| WHAT TO WORK ON |
Word for word, give the material below again, minus any images.

| SUPPLIED INFORMATION |
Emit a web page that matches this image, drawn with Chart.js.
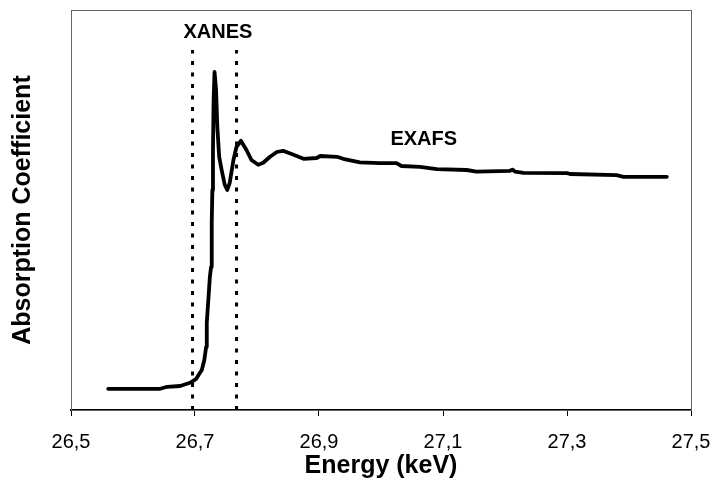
<!DOCTYPE html>
<html>
<head>
<meta charset="utf-8">
<script src="https://cdn.jsdelivr.net/npm/chart.js@4.4.1/dist/chart.umd.min.js"></script>
<style>
  html, body { margin: 0; padding: 0; background: #fff; }
  #wrap { width: 717px; height: 496px; }
</style>
</head>
<body>
<div id="wrap"><canvas id="xasChart" width="717" height="496"></canvas></div>
<script>
// Spectrum: energy (keV) and absorption (arbitrary units, 0-100)
const energy = [
  26.560, 26.644, 26.655, 26.676, 26.692, 26.702, 26.708, 26.711, 26.715, 26.718,
  26.719, 26.7215, 26.724, 26.726, 26.727, 26.728, 26.729, 26.730, 26.7315, 26.734,
  26.736, 26.739, 26.743, 26.748, 26.752, 26.756, 26.762, 26.767, 26.774, 26.783,
  26.791, 26.802, 26.810, 26.821, 26.832, 26.842, 26.859, 26.875, 26.896, 26.902,
  26.929, 26.939, 26.966, 26.998, 27.025, 27.033, 27.063, 27.090, 27.138, 27.154,
  27.208, 27.212, 27.216, 27.230, 27.300, 27.305, 27.380, 27.391, 27.461
];
const absorption = [
  5.3, 5.3, 5.8, 6.0, 6.8, 7.8, 9.3, 10.0, 12.5, 15.8,
  21.8, 27.5, 33.3, 35.8, 46.8, 55.0, 65.0, 77.5, 84.5, 80.0,
  70.8, 63.3, 60.0, 56.3, 55.0, 56.8, 62.5, 65.8, 67.3, 65.0,
  62.5, 61.3, 61.8, 63.3, 64.5, 64.8, 63.8, 62.8, 63.0, 63.5,
  63.3, 62.8, 61.9, 61.7, 61.7, 61.0, 60.8, 60.2, 60.0, 59.6,
  59.8, 60.1, 59.6, 59.3, 59.2, 59.0, 58.7, 58.3, 58.3
];

// XANES window edges (keV) and their height
const xanesEdges = [26.696, 26.767];
const edgeRange = [0, 90];

// Axis
const xMin = 26.5, xMax = 27.5, xStep = 0.2;

// Region labels
const labels = [
  { text: 'XANES', x: 26.737, y: 94.5 },
  { text: 'EXAFS', x: 27.069, y: 67.75 }
];

const datasets = [{
  data: energy.map((e, i) => ({ x: e, y: absorption[i] })),
  borderColor: '#000',
  borderWidth: 3.8,
  pointRadius: 0,
  tension: 0,
  borderJoinStyle: 'round',
  borderCapStyle: 'round'
}];
xanesEdges.forEach(e => {
  datasets.push({
    data: edgeRange.map(v => ({ x: e, y: v })),
    borderColor: '#000',
    borderWidth: 3,
    borderDash: [4, 7.5],
    pointRadius: 0
  });
});

// frame round the plot area + text labels
const framePlugin = {
  id: 'frame',
  beforeDatasetsDraw(chart) {
    const { ctx, chartArea: a } = chart;
    ctx.save();
    ctx.strokeStyle = '#666';
    ctx.lineWidth = 1;
    ctx.strokeRect(a.left + 0.5, a.top + 0.5, a.right - a.left, a.bottom - a.top);
    ctx.restore();
  },
  afterDraw(chart) {
    const { ctx, scales } = chart;
    ctx.save();
    ctx.fillStyle = '#000';
    ctx.font = 'bold 20px "Liberation Sans", Arial, sans-serif';
    ctx.textAlign = 'center';
    ctx.textBaseline = 'middle';
    labels.forEach(l => {
      ctx.fillText(l.text, scales.x.getPixelForValue(l.x), scales.y.getPixelForValue(l.y));
    });
    ctx.restore();
  }
};

new Chart(document.getElementById('xasChart').getContext('2d'), {
  type: 'line',
  data: { datasets: datasets },
  options: {
    responsive: false,
    animation: false,
    layout: { padding: { top: 10, right: 26, left: 0, bottom: 0 } },
    plugins: { legend: { display: false }, tooltip: { enabled: false } },
    scales: {
      x: {
        type: 'linear',
        min: xMin,
        max: xMax,
        afterFit: s => { s.height = 86; s.paddingLeft = 0; s.paddingRight = 0; },
        afterBuildTicks: s => {
          s.ticks = [];
          for (let v = xMin; v <= xMax + 1e-9; v += xStep) s.ticks.push({ value: +v.toFixed(1) });
        },
        ticks: {
          color: '#000',
          padding: 14,
          maxRotation: 0,
          font: { family: '"Liberation Sans", Arial, sans-serif', size: 20 },
          callback: v => v.toFixed(1).replace('.', ',')
        },
        grid: { drawOnChartArea: false, drawTicks: true, tickLength: 6, color: '#000', lineWidth: 1 },
        border: { color: '#000', width: 2 },
        title: {
          display: true,
          text: 'Energy (keV)',
          color: '#000',
          padding: { top: 0, bottom: 15 },
          font: { family: '"Liberation Sans", Arial, sans-serif', size: 25, weight: 'bold' }
        }
      },
      y: {
        min: 0,
        max: 100,
        afterFit: s => { s.width = 71; },
        ticks: { display: false },
        grid: { display: false },
        border: { color: '#666', width: 1 },
        title: {
          display: true,
          text: 'Absorption Coefficient',
          color: '#000',
          padding: { top: 8, bottom: 0 },
          font: { family: '"Liberation Sans", Arial, sans-serif', size: 25, weight: 'bold' }
        }
      }
    }
  },
  plugins: [framePlugin]
});
</script>
</body>
</html>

| RESULT OF THE TASK |
Emit a web page that matches this image, drawn with Chart.js.
<!DOCTYPE html>
<html>
<head>
<meta charset="utf-8">
<script src="https://cdn.jsdelivr.net/npm/chart.js@4.4.1/dist/chart.umd.min.js"></script>
<style>
  html, body { margin: 0; padding: 0; background: #fff; }
  #wrap { width: 717px; height: 496px; }
</style>
</head>
<body>
<div id="wrap"><canvas id="xasChart" width="717" height="496"></canvas></div>
<script>
// Spectrum: energy (keV) and absorption (arbitrary units, 0-100)
const energy = [
  26.560, 26.644, 26.655, 26.676, 26.692, 26.702, 26.708, 26.711, 26.715, 26.718,
  26.719, 26.7215, 26.724, 26.726, 26.727, 26.728, 26.729, 26.730, 26.7315, 26.734,
  26.736, 26.739, 26.743, 26.748, 26.752, 26.756, 26.762, 26.767, 26.774, 26.783,
  26.791, 26.802, 26.810, 26.821, 26.832, 26.842, 26.859, 26.875, 26.896, 26.902,
  26.929, 26.939, 26.966, 26.998, 27.025, 27.033, 27.063, 27.090, 27.138, 27.154,
  27.208, 27.212, 27.216, 27.230, 27.300, 27.305, 27.380, 27.391, 27.461
];
const absorption = [
  5.3, 5.3, 5.8, 6.0, 6.8, 7.8, 9.3, 10.0, 12.5, 15.8,
  21.8, 27.5, 33.3, 35.8, 46.8, 55.0, 65.0, 77.5, 84.5, 80.0,
  70.8, 63.3, 60.0, 56.3, 55.0, 56.8, 62.5, 65.8, 67.3, 65.0,
  62.5, 61.3, 61.8, 63.3, 64.5, 64.8, 63.8, 62.8, 63.0, 63.5,
  63.3, 62.8, 61.9, 61.7, 61.7, 61.0, 60.8, 60.2, 60.0, 59.6,
  59.8, 60.1, 59.6, 59.3, 59.2, 59.0, 58.7, 58.3, 58.3
];

// XANES window edges (keV) and their height
const xanesEdges = [26.696, 26.767];
const edgeRange = [0, 90];

// Axis
const xMin = 26.5, xMax = 27.5, xStep = 0.2;

// Region labels
const labels = [
  { text: 'XANES', x: 26.737, y: 94.5 },
  { text: 'EXAFS', x: 27.069, y: 67.75 }
];

const datasets = [{
  data: energy.map((e, i) => ({ x: e, y: absorption[i] })),
  borderColor: '#000',
  borderWidth: 3.8,
  pointRadius: 0,
  tension: 0,
  borderJoinStyle: 'round',
  borderCapStyle: 'round'
}];
xanesEdges.forEach(e => {
  datasets.push({
    data: edgeRange.map(v => ({ x: e, y: v })),
    borderColor: '#000',
    borderWidth: 3,
    borderDash: [4, 7.5],
    pointRadius: 0
  });
});

// frame round the plot area + text labels
const framePlugin = {
  id: 'frame',
  beforeDatasetsDraw(chart) {
    const { ctx, chartArea: a } = chart;
    ctx.save();
    ctx.strokeStyle = '#666';
    ctx.lineWidth = 1;
    ctx.strokeRect(a.left + 0.5, a.top + 0.5, a.right - a.left, a.bottom - a.top);
    ctx.restore();
  },
  afterDraw(chart) {
    const { ctx, scales } = chart;
    ctx.save();
    ctx.fillStyle = '#000';
    ctx.font = 'bold 20px "Liberation Sans", Arial, sans-serif';
    ctx.textAlign = 'center';
    ctx.textBaseline = 'middle';
    labels.forEach(l => {
      ctx.fillText(l.text, scales.x.getPixelForValue(l.x), scales.y.getPixelForValue(l.y));
    });
    ctx.restore();
  }
};

new Chart(document.getElementById('xasChart').getContext('2d'), {
  type: 'line',
  data: { datasets: datasets },
  options: {
    responsive: false,
    animation: false,
    layout: { padding: { top: 10, right: 26, left: 0, bottom: 0 } },
    plugins: { legend: { display: false }, tooltip: { enabled: false } },
    scales: {
      x: {
        type: 'linear',
        min: xMin,
        max: xMax,
        afterFit: s => { s.height = 86; s.paddingLeft = 0; s.paddingRight = 0; },
        afterBuildTicks: s => {
          s.ticks = [];
          for (let v = xMin; v <= xMax + 1e-9; v += xStep) s.ticks.push({ value: +v.toFixed(1) });
        },
        ticks: {
          color: '#000',
          padding: 14,
          maxRotation: 0,
          font: { family: '"Liberation Sans", Arial, sans-serif', size: 20 },
          callback: v => v.toFixed(1).replace('.', ',')
        },
        grid: { drawOnChartArea: false, drawTicks: true, tickLength: 6, color: '#000', lineWidth: 1 },
        border: { color: '#000', width: 2 },
        title: {
          display: true,
          text: 'Energy (keV)',
          color: '#000',
          padding: { top: 0, bottom: 15 },
          font: { family: '"Liberation Sans", Arial, sans-serif', size: 25, weight: 'bold' }
        }
      },
      y: {
        min: 0,
        max: 100,
        afterFit: s => { s.width = 71; },
        ticks: { display: false },
        grid: { display: false },
        border: { color: '#666', width: 1 },
        title: {
          display: true,
          text: 'Absorption Coefficient',
          color: '#000',
          padding: { top: 8, bottom: 0 },
          font: { family: '"Liberation Sans", Arial, sans-serif', size: 25, weight: 'bold' }
        }
      }
    }
  },
  plugins: [framePlugin]
});
</script>
</body>
</html>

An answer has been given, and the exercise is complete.